Our image today is of a painting entitled “Morning – Landing Fish at Blackrock, Galway Bay” by an English painter named Thomas Rose Miles dated c. 1895. There is probably a little artistic licence taken but it is a fascinating study of the bay which is very difficult to capture in paint. There is just a thin strip of land visible on the far side, nothing very dramatic, and of course the light and colours change constantly. The sunlit area we see on the Clare coast corresponds to Ballyvaughan and the landmass to the west of that has been darkened for artistic effect. Though they are probably not visible in this reproduction, there are a lot of fishing boats on the bay.

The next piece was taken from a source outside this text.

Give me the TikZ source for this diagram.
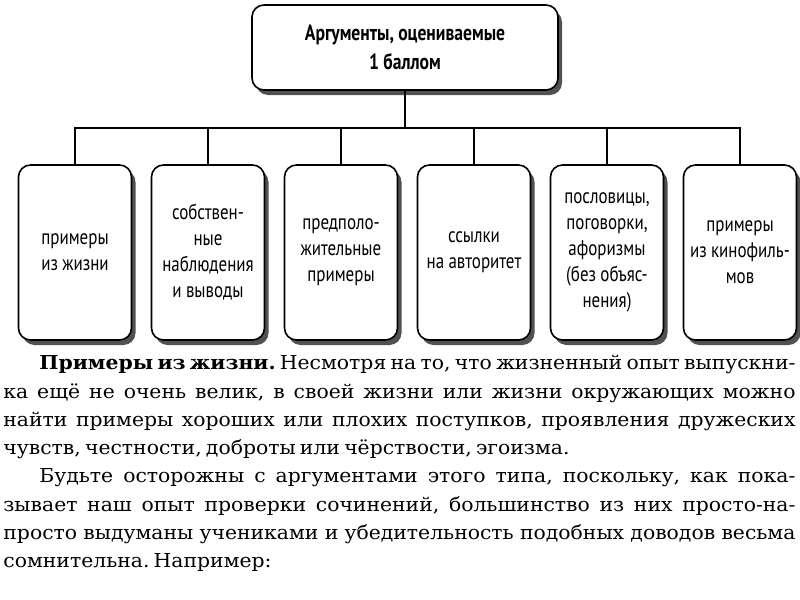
\documentclass[tikz,border=0pt]{standalone}
\usepackage{fontspec}
\setmainfont[FakeStretch=1.06]{DejaVu Serif}
\newfontfamily\boxfont[FakeStretch=0.8,WordSpace=0.95]{PT Sans}
\usetikzlibrary{shadows}
\newcommand\tightspaces{\spaceskip=0.22em plus 0.6em minus 0.1em\relax}
\tikzset{
  argbox/.style={draw=black,fill=white,rounded corners=6pt,line width=0.8pt,
    drop shadow={shadow xshift=2pt,shadow yshift=-2.5pt,fill=black!80,opacity=0.85},
    align=flush center,inner sep=1pt,font=\boxfont\fontsize{10.6}{13}\selectfont},
  headbox/.style={argbox,minimum width=153pt,minimum height=42.5pt,
    font=\boxfont\bfseries\fontsize{11}{14.5}\selectfont},
  kindbox/.style={argbox,minimum width=56.5pt,minimum height=87.5pt,text width=54pt},
  link/.style={line width=0.75pt},
  bodytext/.style={text width=396pt,align=justify,inner sep=0pt,
    font=\fontsize{9.6}{14.15}\selectfont\frenchspacing\tightspaces},
}
\begin{document}
\begin{tikzpicture}[x=0.5pt,y=-0.5pt]
  \useasboundingbox (0,0) rectangle (800,600);
  \node[headbox] (head) at (405,47.5){Аргументы, оцениваемые\\1 баллом};
  \coordinate (bus) at (405,128);
  \node[kindbox] (k1) at (75,252.5){примеры\\из жизни};
  \node[kindbox] (k2) at (208,252.5){собствен-\\ные\\наблюдения\\и выводы};
  \node[kindbox] (k3) at (341,252.5){предполо-\\жительные\\примеры};
  \node[kindbox] (k4) at (474,252.5){ссылки\\на авторитет};
  \node[kindbox] (k5) at (607,252.5){пословицы,\\поговорки,\\афоризмы\\(без объяс-\\нения)};
  \node[kindbox] (k6) at (740,252.5){примеры\\из кинофиль-\\мов};
  \draw[link] (head) -- (bus);
  \foreach \i in {1,...,6} \draw[link] (k\i.north) |- (bus);
  \node[bodytext,anchor=north west] (txt) at (3,355){%
    \hspace*{18pt}\textbf{Примеры из жизни.} Несмотря на то, что жизненный опыт выпускни-\linebreak
    ка ещё не очень велик, в своей жизни или жизни окружающих можно\linebreak
    найти примеры хороших или плохих поступков, проявления дружеских\linebreak
    чувств, честности, доброты или чёрствости, эгоизма.\par
    \hspace*{18pt}Будьте осторожны с аргументами этого типа, поскольку, как пока-\linebreak
    зывает наш опыт проверки сочинений, большинство из них просто-на-\linebreak
    просто выдуманы учениками и убедительность подобных доводов весьма\linebreak
    сомнительна. Например:};
\end{tikzpicture}
\end{document}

The main focus of interest for us is the foreground, Black Rock. There was a great tradition of fishing from this area. There was a cluster of thatched fishermen’s cottages at Blackrock until the Night of the Big Wind when they were literally blown away by the storm and the tide, and the occupants had to move further inland. This painting shows two boats moored at the rock and being unloaded of their catch which is being carried ashore in creels by barefoot women wearing red petticoats and small wraparound shawls.
In 1885, Salthill was expanding . It was a warm summer and there were many visitors. Blackrock was a favourite place for men bathing and Mr. Moon and some of his friends placed a springboard there. However, this did not go down very well with the landowner, Colonel O’Hara and he made it very difficult for the bathers to get to the rock at all. He had the board removed which inspired a local bard to write a few verses which began, “O James asthore, we all feel sore / after getting such a shock / when the colonel roared / take off that board / from my fine big black rock”.
O’Hara took six of the bathers to court, and this resulted in a public meeting which was held in the Town Hall. It was declared that people had been bathing at the rock since time immemorial, and that in order to defend that right, the meeting should ‘take steps to maintain that right and indemnify the men against whom legal proceedings have been instituted’. Eventually an agreement was reached between O’Hara and the Urban council which granted an injunction to the landowner restraining defendants from entering his lands, and which gave the council a lease on a public right of way to the bathing area.
The springboard was replaced by a more elaborate arrangement for swimming and diving, and it was in turn replaced by the current diving tower which was built by James Stewart & Co. in 1953.
The headland we see to the right of the painting was known locally as Redington’s Hill and was commonage for Knocknacarra people who also had seaweed rights there. The inlet beside it was known as ‘Sáilín’ and was to a certain extent man-made as a dock or shelter for the local fishermen and their púcáns. The sea at the back of Gentian Hill was regarded by the locals as treacherous, and they never swam there.
Thomas Rose Miles was a distinguished English painter who flourished 1869 – 1910, and is best known for his seascapes and coastal paintings. He spent some years working in Ireland, and his paintings can be seen in a number of museums. This painting is Lot 64 in a forthcoming auction in Adams Auctioneers
in Dublin. It is an oil on canvas, 37 x 67cm, signed with a monogram and inscribed with title verso. The estimate is 4-6,000 euro so let us hope it ends up in a Galway home or institution.